When asked for comment, Powin issued the following statement to Latitude Media: “Powin is navigating a period of significant financial challenge, reflective of ongoing headwinds in the broader energy storage industry. These challenges have been compounded by recent tariff developments that have added cost and complexity to the company’s operations and ongoing uncertainty surrounding the Investment Tax Credit (ITC).”
The company has appointed New York lawyer Jerry Uzzi of Uzzi & Lall as “the Independent Manager” of Powin to work through “immediate cost reductions and the pursuit of strategic alternatives” to find a path forward.
In a recent interview, Waters described how tariffs and concerns about Inflation Reduction Act incentives had put the U.S. storage market “into a bit of a state of suspended animation.”
The paralysis has created what Waters called a risk allocation crisis, with “off takers trying to push more of the tariff risk onto developers and developers trying to push it more onto guys like us, like the integrators and the cell suppliers.” The result: “The risk is just far too high for anybody to take on, and that’s why you see the delays.”
Speaking to the New York Times, Tristan Doherty, chief product officer of LGES Vertech, worried about how steep, on-again off-again tariffs are “poison” for the industry. “A little bit of tariff metered out on the right time scale, at the right level, can get us to a much better place.
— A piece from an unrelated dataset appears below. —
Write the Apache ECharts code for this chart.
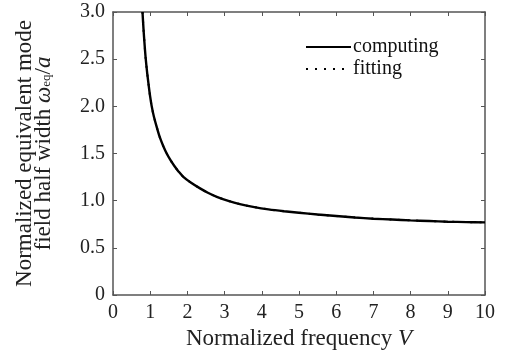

But too much too fast can kill us,” he said.
A major vulnerability for Powin: its reliance on Chinese lithium iron phosphate (LFP) batteries, the dominant technology for utility-scale storage. However, that reliance on Chinese-made products is a challenge for the entire industry.
Waters had previously argued for deeper partnerships with Chinese manufacturers, drawing parallels to how Japan, Taiwan and South Korea built semiconductor capabilities through strategic alliances rather than protectionist policies. “The only way we’re gonna get anywhere in the U.S. market with storage is by partnering with the Chinese,” he said.
Powin’s potential closure would eliminate a significant player from the storage integration market at a critical moment for grid modernization. The company’s global operations — spanning Australia, Europe and Southeast Asia — provide some diversification.
While the U.S. battery storage market is expected to break records in 2025, Wood Mackenzie analysts project a significant decline in annual installations through 2029, if tariffs hold and IRA incentives are repealed.
Half of battery storage projects planned for 2026 and beyond could be at risk of delay or renegotiation, Ravi Manghani of Anza Renewables told Canary Media.
“The things that keep you awake at nights are the things that you have a hard time controlling,” explained Waters in the interview.
Whether Powin can resolve its business challenges in the next two months may signal how other storage companies will fare under a deeply chaotic policy environment.